### Data provided
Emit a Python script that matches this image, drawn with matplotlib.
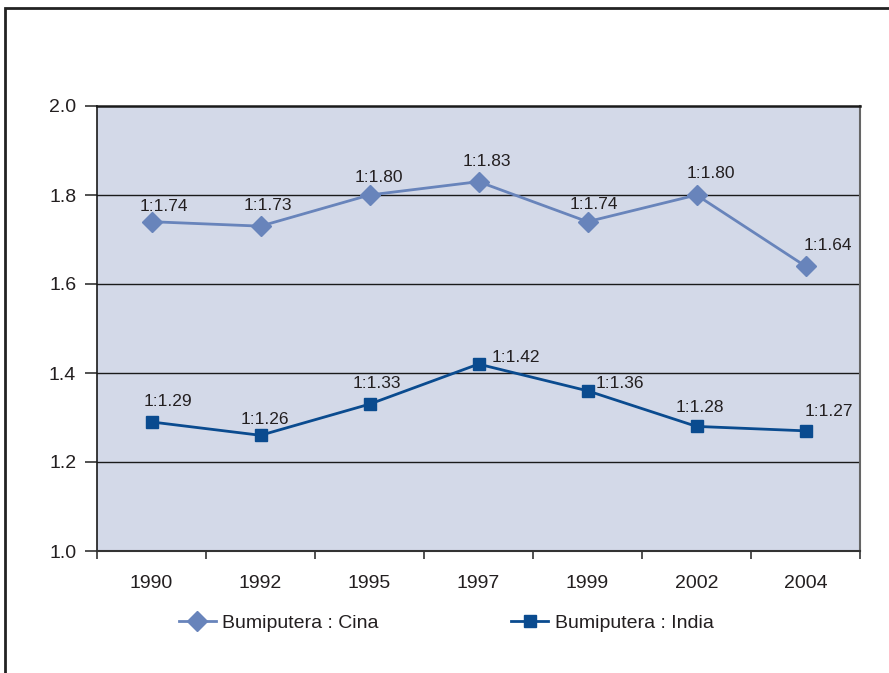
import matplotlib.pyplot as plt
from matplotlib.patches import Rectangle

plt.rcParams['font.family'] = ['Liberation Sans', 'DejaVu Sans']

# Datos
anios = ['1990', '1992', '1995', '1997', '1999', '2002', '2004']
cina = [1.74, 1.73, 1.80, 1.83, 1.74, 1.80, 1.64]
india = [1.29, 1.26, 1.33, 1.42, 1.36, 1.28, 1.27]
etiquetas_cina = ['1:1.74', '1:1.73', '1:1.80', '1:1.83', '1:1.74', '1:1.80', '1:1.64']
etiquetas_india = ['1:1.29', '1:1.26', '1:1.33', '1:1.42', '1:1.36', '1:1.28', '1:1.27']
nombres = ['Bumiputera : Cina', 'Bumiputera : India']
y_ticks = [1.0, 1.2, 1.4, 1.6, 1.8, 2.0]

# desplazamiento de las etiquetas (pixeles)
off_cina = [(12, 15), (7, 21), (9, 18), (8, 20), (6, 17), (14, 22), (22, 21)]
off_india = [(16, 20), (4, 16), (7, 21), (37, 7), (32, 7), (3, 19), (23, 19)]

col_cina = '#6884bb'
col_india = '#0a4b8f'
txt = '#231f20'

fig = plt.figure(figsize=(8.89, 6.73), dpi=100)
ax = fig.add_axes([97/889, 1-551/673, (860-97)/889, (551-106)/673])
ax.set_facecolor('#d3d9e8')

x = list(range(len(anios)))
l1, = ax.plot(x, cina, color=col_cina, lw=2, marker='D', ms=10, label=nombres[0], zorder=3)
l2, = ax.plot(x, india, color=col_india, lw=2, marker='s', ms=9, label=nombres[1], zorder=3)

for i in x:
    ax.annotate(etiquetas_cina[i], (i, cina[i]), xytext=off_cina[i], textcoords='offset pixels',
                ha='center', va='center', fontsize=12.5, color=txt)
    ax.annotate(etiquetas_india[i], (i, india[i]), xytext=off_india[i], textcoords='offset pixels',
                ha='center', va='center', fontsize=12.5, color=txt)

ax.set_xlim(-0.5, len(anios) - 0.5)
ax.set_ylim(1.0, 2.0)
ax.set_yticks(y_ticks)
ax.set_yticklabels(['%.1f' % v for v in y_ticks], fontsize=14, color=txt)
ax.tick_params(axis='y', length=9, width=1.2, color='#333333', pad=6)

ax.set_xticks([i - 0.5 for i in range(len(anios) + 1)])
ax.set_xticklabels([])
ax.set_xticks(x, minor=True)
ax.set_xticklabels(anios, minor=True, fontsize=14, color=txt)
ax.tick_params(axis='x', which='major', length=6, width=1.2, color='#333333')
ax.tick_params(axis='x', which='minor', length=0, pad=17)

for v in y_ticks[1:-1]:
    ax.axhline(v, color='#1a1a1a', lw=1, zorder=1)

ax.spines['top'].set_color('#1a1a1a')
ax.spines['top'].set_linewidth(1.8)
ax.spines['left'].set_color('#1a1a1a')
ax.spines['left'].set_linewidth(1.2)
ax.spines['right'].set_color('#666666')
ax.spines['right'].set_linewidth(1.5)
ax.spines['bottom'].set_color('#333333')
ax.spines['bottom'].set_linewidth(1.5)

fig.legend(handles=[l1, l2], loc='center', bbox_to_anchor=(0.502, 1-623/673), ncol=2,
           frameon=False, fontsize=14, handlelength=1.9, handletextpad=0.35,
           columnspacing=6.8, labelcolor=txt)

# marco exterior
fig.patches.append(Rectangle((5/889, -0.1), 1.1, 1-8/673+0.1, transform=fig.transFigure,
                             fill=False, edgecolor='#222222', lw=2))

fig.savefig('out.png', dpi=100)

### Your task
Return exactly what appears from the opening line of the material through the line with "plt.rcParams['font.family'] = ['Liberation", apart from the pictures.

### The response
Emit a Python script that matches this image, drawn with matplotlib.
import matplotlib.pyplot as plt
from matplotlib.patches import Rectangle

plt.rcParams['font.family'] = ['Liberation Sans', 'DejaVu Sans']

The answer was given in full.